Supplied information:
[Begin]
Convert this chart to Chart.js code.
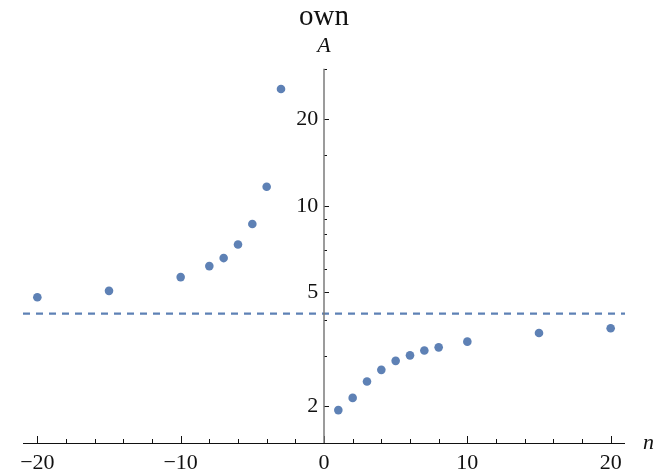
<!DOCTYPE html>
<html>
<head>
<meta charset="utf-8">
<script src="https://cdn.jsdelivr.net/npm/chart.js@4"></script>
<style>
  html, body { margin: 0; padding: 0; background: #fff; }
  #wrap { width: 672px; height: 474px; }
</style>
</head>
<body>
<div id="wrap"><canvas id="c"></canvas></div>
<script>
// data
const nValues = [-20, -15, -10, -8, -7, -6, -5, -4, -3, 1, 2, 3, 4, 5, 6, 7, 8, 10, 15, 20];
const aValues = [4.80, 5.05, 5.64, 6.16, 6.57, 7.33, 8.64, 11.65, 25.5, 1.94, 2.14, 2.44, 2.68, 2.88, 3.01, 3.13, 3.21, 3.36, 3.60, 3.74];
const limitValue = 4.21;
const xRange = [-21, 21];
const yRange = [1.49, 30];
const xMajorTicks = [-20, -10, 0, 10, 20];
const xMinorTicks = [-18, -16, -14, -12, -8, -6, -4, -2, 2, 4, 6, 8, 12, 14, 16, 18];
const yMajorTicks = [2, 5, 10, 20];
const yMinorTicks = [3, 4, 6, 7, 8, 9, 15, 30];

const blue = "#5E81B5";
const serif = "'Liberation Serif', 'DejaVu Serif', serif";

const points = nValues.map((n, i) => ({ x: n, y: aValues[i] }));

// Mathematica-like axes: crossing lines with inward ticks
const axesPlugin = {
  id: "axes",
  afterDatasetsDraw(chart) {
    const { ctx, chartArea, scales } = chart;
    const xs = scales.x, ys = scales.y;
    const x0 = xs.getPixelForValue(0);
    const yb = chartArea.bottom;
    ctx.save();
    // x axis
    ctx.strokeStyle = "#111";
    ctx.lineWidth = 1;
    ctx.beginPath();
    ctx.moveTo(chartArea.left, yb + 0.5);
    ctx.lineTo(chartArea.right, yb + 0.5);
    ctx.stroke();
    xMajorTicks.forEach(v => {
      const px = Math.round(xs.getPixelForValue(v)) + 0.5;
      ctx.beginPath(); ctx.moveTo(px, yb); ctx.lineTo(px, yb - 7); ctx.stroke();
    });
    xMinorTicks.forEach(v => {
      const px = Math.round(xs.getPixelForValue(v)) + 0.5;
      ctx.beginPath(); ctx.moveTo(px, yb); ctx.lineTo(px, yb - 4); ctx.stroke();
    });
    // y axis
    yMajorTicks.forEach(v => {
      const py = Math.round(ys.getPixelForValue(v)) + 0.5;
      ctx.beginPath(); ctx.moveTo(x0, py); ctx.lineTo(x0 + 5, py); ctx.stroke();
    });
    yMinorTicks.forEach(v => {
      const py = Math.round(ys.getPixelForValue(v)) + 0.5;
      ctx.beginPath(); ctx.moveTo(x0, py); ctx.lineTo(x0 + 3, py); ctx.stroke();
    });
    ctx.strokeStyle = "#7a7a7a";
    ctx.lineWidth = 1.5;
    ctx.beginPath();
    ctx.moveTo(x0, chartArea.top);
    ctx.lineTo(x0, yb);
    ctx.stroke();
    // axis labels
    ctx.fillStyle = "#111";
    ctx.font = "italic 22px " + serif;
    ctx.textAlign = "center";
    ctx.textBaseline = "middle";
    ctx.fillText("A", x0, 46);
    ctx.textAlign = "left";
    ctx.fillText("n", chartArea.right + 18, yb);
    ctx.restore();
  }
};

new Chart(document.getElementById("c"), {
  type: "scatter",
  data: {
    datasets: [
      {
        data: points,
        backgroundColor: blue,
        borderWidth: 0,
        pointRadius: 4.3,
        pointHoverRadius: 4.3,
      },
      {
        type: "line",
        data: [{ x: xRange[0], y: limitValue }, { x: xRange[1], y: limitValue }],
        borderColor: blue,
        borderWidth: 2.2,
        borderDash: [7, 6],
        pointRadius: 0,
        fill: false,
      },
    ],
  },
  options: {
    responsive: true,
    maintainAspectRatio: false,
    animation: false,
    events: [],
    layout: { padding: { left: 23, right: 47, top: 0, bottom: 0 } },
    plugins: {
      legend: { display: false },
      tooltip: { enabled: false },
      title: {
        display: true,
        text: "own",
        color: "#111",
        font: { family: serif, size: 29, weight: "normal", lineHeight: 1.2 },
        padding: { top: 0, bottom: 34 },
      },
    },
    scales: {
      x: {
        type: "linear",
        position: "bottom",
        min: xRange[0],
        max: xRange[1],
        afterBuildTicks: s => { s.ticks = xMajorTicks.map(v => ({ value: v })); },
        afterFit: s => { s.height = 31; },
        grid: { display: false, drawTicks: false },
        border: { display: false },
        ticks: {
          padding: 7,
          color: "#111",
          font: { family: serif, size: 22 },
          callback: v => (v < 0 ? "\u2212" + Math.abs(v) : String(v)),
        },
      },
      y: {
        type: "logarithmic",
        // labels anchored a few pixels left of the n = 0 axis line
        position: { x: -0.4 },
        min: yRange[0],
        max: yRange[1],
        afterBuildTicks: s => { s.ticks = yMajorTicks.map(v => ({ value: v })); },
        grid: { display: false, drawTicks: false },
        border: { display: false },
        ticks: {
          padding: 5,
          color: "#111",
          font: { family: serif, size: 22 },
          callback: v => String(v),
        },
      },
    },
  },
  plugins: [axesPlugin],
});
</script>
</body>
</html>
[End]
Problem details:
Transcribe the listing in full. Omit the pictures and keep every line exact.

Solution for this exercise:
Convert this chart to Chart.js code.
<!DOCTYPE html>
<html>
<head>
<meta charset="utf-8">
<script src="https://cdn.jsdelivr.net/npm/chart.js@4"></script>
<style>
  html, body { margin: 0; padding: 0; background: #fff; }
  #wrap { width: 672px; height: 474px; }
</style>
</head>
<body>
<div id="wrap"><canvas id="c"></canvas></div>
<script>
// data
const nValues = [-20, -15, -10, -8, -7, -6, -5, -4, -3, 1, 2, 3, 4, 5, 6, 7, 8, 10, 15, 20];
const aValues = [4.80, 5.05, 5.64, 6.16, 6.57, 7.33, 8.64, 11.65, 25.5, 1.94, 2.14, 2.44, 2.68, 2.88, 3.01, 3.13, 3.21, 3.36, 3.60, 3.74];
const limitValue = 4.21;
const xRange = [-21, 21];
const yRange = [1.49, 30];
const xMajorTicks = [-20, -10, 0, 10, 20];
const xMinorTicks = [-18, -16, -14, -12, -8, -6, -4, -2, 2, 4, 6, 8, 12, 14, 16, 18];
const yMajorTicks = [2, 5, 10, 20];
const yMinorTicks = [3, 4, 6, 7, 8, 9, 15, 30];

const blue = "#5E81B5";
const serif = "'Liberation Serif', 'DejaVu Serif', serif";

const points = nValues.map((n, i) => ({ x: n, y: aValues[i] }));

// Mathematica-like axes: crossing lines with inward ticks
const axesPlugin = {
  id: "axes",
  afterDatasetsDraw(chart) {
    const { ctx, chartArea, scales } = chart;
    const xs = scales.x, ys = scales.y;
    const x0 = xs.getPixelForValue(0);
    const yb = chartArea.bottom;
    ctx.save();
    // x axis
    ctx.strokeStyle = "#111";
    ctx.lineWidth = 1;
    ctx.beginPath();
    ctx.moveTo(chartArea.left, yb + 0.5);
    ctx.lineTo(chartArea.right, yb + 0.5);
    ctx.stroke();
    xMajorTicks.forEach(v => {
      const px = Math.round(xs.getPixelForValue(v)) + 0.5;
      ctx.beginPath(); ctx.moveTo(px, yb); ctx.lineTo(px, yb - 7); ctx.stroke();
    });
    xMinorTicks.forEach(v => {
      const px = Math.round(xs.getPixelForValue(v)) + 0.5;
      ctx.beginPath(); ctx.moveTo(px, yb); ctx.lineTo(px, yb - 4); ctx.stroke();
    });
    // y axis
    yMajorTicks.forEach(v => {
      const py = Math.round(ys.getPixelForValue(v)) + 0.5;
      ctx.beginPath(); ctx.moveTo(x0, py); ctx.lineTo(x0 + 5, py); ctx.stroke();
    });
    yMinorTicks.forEach(v => {
      const py = Math.round(ys.getPixelForValue(v)) + 0.5;
      ctx.beginPath(); ctx.moveTo(x0, py); ctx.lineTo(x0 + 3, py); ctx.stroke();
    });
    ctx.strokeStyle = "#7a7a7a";
    ctx.lineWidth = 1.5;
    ctx.beginPath();
    ctx.moveTo(x0, chartArea.top);
    ctx.lineTo(x0, yb);
    ctx.stroke();
    // axis labels
    ctx.fillStyle = "#111";
    ctx.font = "italic 22px " + serif;
    ctx.textAlign = "center";
    ctx.textBaseline = "middle";
    ctx.fillText("A", x0, 46);
    ctx.textAlign = "left";
    ctx.fillText("n", chartArea.right + 18, yb);
    ctx.restore();
  }
};

new Chart(document.getElementById("c"), {
  type: "scatter",
  data: {
    datasets: [
      {
        data: points,
        backgroundColor: blue,
        borderWidth: 0,
        pointRadius: 4.3,
        pointHoverRadius: 4.3,
      },
      {
        type: "line",
        data: [{ x: xRange[0], y: limitValue }, { x: xRange[1], y: limitValue }],
        borderColor: blue,
        borderWidth: 2.2,
        borderDash: [7, 6],
        pointRadius: 0,
        fill: false,
      },
    ],
  },
  options: {
    responsive: true,
    maintainAspectRatio: false,
    animation: false,
    events: [],
    layout: { padding: { left: 23, right: 47, top: 0, bottom: 0 } },
    plugins: {
      legend: { display: false },
      tooltip: { enabled: false },
      title: {
        display: true,
        text: "own",
        color: "#111",
        font: { family: serif, size: 29, weight: "normal", lineHeight: 1.2 },
        padding: { top: 0, bottom: 34 },
      },
    },
    scales: {
      x: {
        type: "linear",
        position: "bottom",
        min: xRange[0],
        max: xRange[1],
        afterBuildTicks: s => { s.ticks = xMajorTicks.map(v => ({ value: v })); },
        afterFit: s => { s.height = 31; },
        grid: { display: false, drawTicks: false },
        border: { display: false },
        ticks: {
          padding: 7,
          color: "#111",
          font: { family: serif, size: 22 },
          callback: v => (v < 0 ? "\u2212" + Math.abs(v) : String(v)),
        },
      },
      y: {
        type: "logarithmic",
        // labels anchored a few pixels left of the n = 0 axis line
        position: { x: -0.4 },
        min: yRange[0],
        max: yRange[1],
        afterBuildTicks: s => { s.ticks = yMajorTicks.map(v => ({ value: v })); },
        grid: { display: false, drawTicks: false },
        border: { display: false },
        ticks: {
          padding: 5,
          color: "#111",
          font: { family: serif, size: 22 },
          callback: v => String(v),
        },
      },
    },
  },
  plugins: [axesPlugin],
});
</script>
</body>
</html>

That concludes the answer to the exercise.